Tuesday, October 07, 2008

What Do We Do Now

Alright I've railed against the bailout quite a bit and I have tried to shed a little light on how we ended up in this mess in the first place. So to recap I have presented exactly dick for useful information for the average person and for their future. Sure maybe I have had a positive impact on how you might vote against the scummy dirtbags that voted to piss away your money, but as of now I have presented next to no real advice.

So here it is.

DONT PANIC...

In case I wasn't clear I'll repeat

DONT PANIC...

Alright now that I know you have ignored that advice here's a little more. If you absolutely need complete liquidity in the next five years, if you will completely divest yourself of your stock portfolio due to some overwhelming liquidity need, then get out of the stock market right now. I'm not arriving at this decision by myself, in fact I may have been swayed by Jim Cramer. Cramer has to be smarting in part due to his massive public attempt to draw attention to this impending financial crisis in August of last year. It must be the hardest time to find out you were completely right.

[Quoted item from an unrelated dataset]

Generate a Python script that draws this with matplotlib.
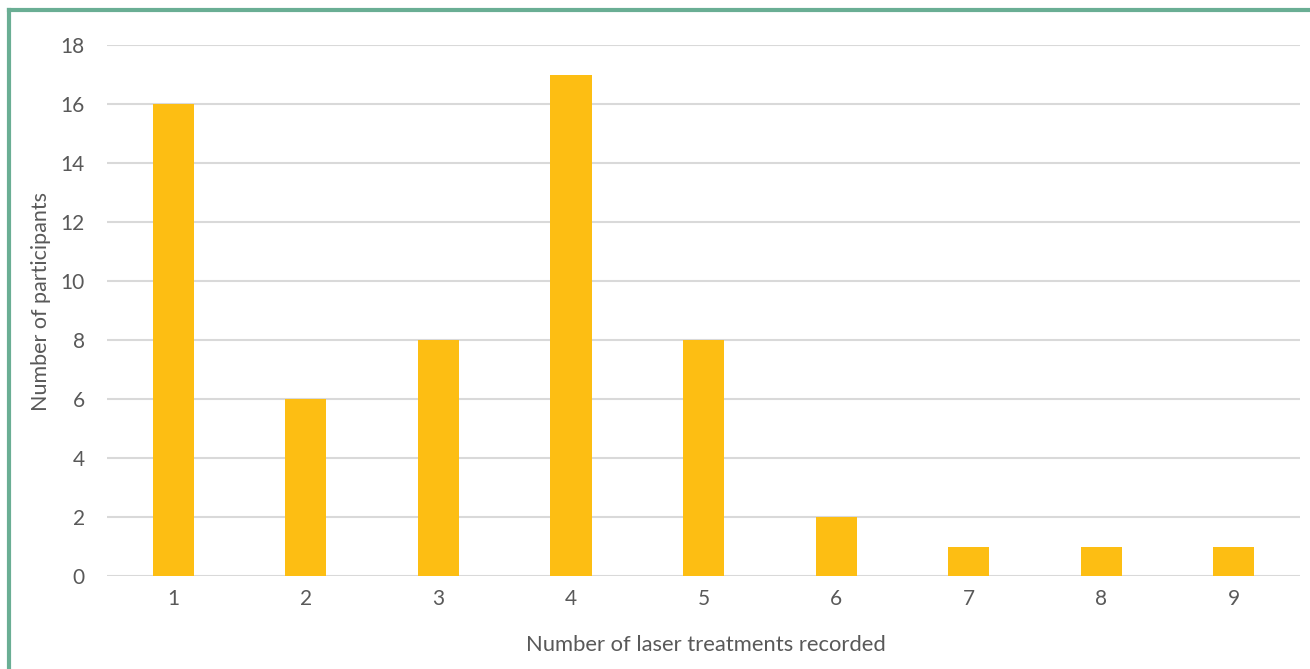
import matplotlib
matplotlib.use('Agg')
from matplotlib import pyplot as plt
from matplotlib.lines import Line2D

treatments = [1, 2, 3, 4, 5, 6, 7, 8, 9]
participants = [16, 6, 8, 17, 8, 2, 1, 1, 1]
y_ticks = [0, 2, 4, 6, 8, 10, 12, 14, 16, 18]

plt.rcParams['font.family'] = ['Lato', 'DejaVu Sans']

fig = plt.figure(figsize=(13.1, 6.69), dpi=100)
ax = fig.add_axes([0.0817, 0.139, 0.9107, 0.7937])

ax.bar(treatments, participants, width=0.31, color='#FDBE13', zorder=3)

ax.set_xlim(0.5, 9.5)
ax.set_ylim(0, 18)
ax.set_xticks(treatments)
ax.set_yticks(y_ticks)
ax.yaxis.grid(True, color='#d9d9d9', linewidth=1.5)
ax.set_axisbelow(True)
for s in ax.spines.values():
    s.set_visible(False)
ax.tick_params(length=0, labelsize=15, colors='#595959', pad=9)
ax.tick_params(axis='y', pad=16)

fig.text(0.539, 0.036, 'Number of laser treatments recorded', ha='center', va='center',
         fontsize=15.8, color='#595959')
fig.text(0.031, 0.55, 'Number of participants', ha='center', va='center', rotation=90,
         fontsize=15.5, color='#595959')

# green frame round the figure (top and left visible)
fig.add_artist(Line2D([0.007, 0.007], [0, 0.985], transform=fig.transFigure,
                      color='#6aae94', linewidth=3))
fig.add_artist(Line2D([0.007, 1.0], [0.985, 0.985], transform=fig.transFigure,
                      color='#6aae94', linewidth=3))

fig.savefig('out.png', dpi=100)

With that said and out there, if you do not need to completely liquidate your portfolio in the next five years, DO NOT PANIC. Stay right where you are and take a very long hard look at the holdings in your portfolio. If you own stock in the specific institutions that are going bankrupt, you will likely lose money. If you have high risk venture capital in your portfolio you will probably lose money. Now is the time to pay very close attention to the stable choices in your portfolio and reinforce them. If you own stock in well established, long standing companies with substantial physical resources, stay put, do not bail on those investments. If anything pull together liquid capital and standby to move into markets where the index driven market fears have driven prices to unusual lows but where balance sheets remain intact. This can be the best opportunity for substantive growth in your investment based income you will ever see if you have the time, the patience and the fortitude to ride this out.

Remember if the worst fears come true, which they wont, then it doesn't matter what you do with your money. If they don't come true, which they won't, then the best thing to do is find shelter in long term stable investments, with companies that have real property. Don't invest in companies that make money by moving money, don't by shares in your bank. Soon we will see lows that we haven't seen in years and that's the right time to buy good strong companies. If you do own high risk stocks in financial institutions, take a very long hard look at them and if you need to take a loss to get out before they fall apart then do it, but by all means do not put the cash under your mattress, there are plenty of good companies with a history of weathering storms to shift into at a lower cost than you might ever see again.

As for Congress, we have a bailout allocation and while I'm going to continue to call for their resignations for this massive socialist takeover, now is the time for forward thinking. What do we do now, not last week, but this week? The FED is out of control and needs to be reigned in and while I don't trust a United States Congressman and further than I can throw him, the Congress is the only body in a position to implement some oversight into our currency policy. There's no time like the present. We must find a way to tie the FED's currency decisions to the market in order to prevent bubbles like this in the future. Next, and I am completely stealing this idea from Cramer, if we are going to spend $700b at a time buying these bad assets, then the government needs to renegotiate them one by one and find acceptable terms to keep people paying them off, and then needs to involve private businesses in buying the rebuilt mortgages for a fair price. There is room for the market to actually grow with this new process and if we let private business participate we may yet see an overall gain from it. I doubt highly the balance sheet at government program level will turn a profit here, but they may at least be able to break even while pumping positive growth into the economy. So while I oppose buying the debt in the first place, the government has the unique ability to bend the rules, adjust the value of the mortgages and resell them at real value instead of panic value. Lets all sit back and see if that's what they do. And pay attention this program will need to be revoked at some point. We pass this garbage and then forget about it, we need to keep tight watch over it. Remember the income tax was originally designed to pay back debt from the Spanish American War. I'm not sure but I think we payed that back, but the tax is still going strong.

The next step, and one that congress should take seriously in it's lame duck session in November is to restructure the lending laws to allow institutions to implement any form of lending discrimination they see fit and let the market pick which banks get the loans. Work to find a way to make sense of bundled debt and if any new regulation is required, let it be that risk assessment criteria must be included with each individual debt bundle when it is resold.


And finally we need to make damned sure that Washington feels in it's pockets the hard hitting disapproval of their constituents. If you can't vote for your sitting Congressman's opponent because his party or policy disagrees with your ideology then by all means under vote the slot. Cast a ballot and don't mark a choice in that race. If you can vote for a third party, do it. If your Congressman or Senator made the right choice in this case, call them and let them know, then vote for them in Nov. We may not shift the outcome of the election cycle drastically this year with this effort, but we can shift the debate and we can get them running scared.

And by all means...

DONT PANIC

1 comment:

Melanie said...

I have my towel & HHGG. Now I need some liquid assets to invest. Let's go.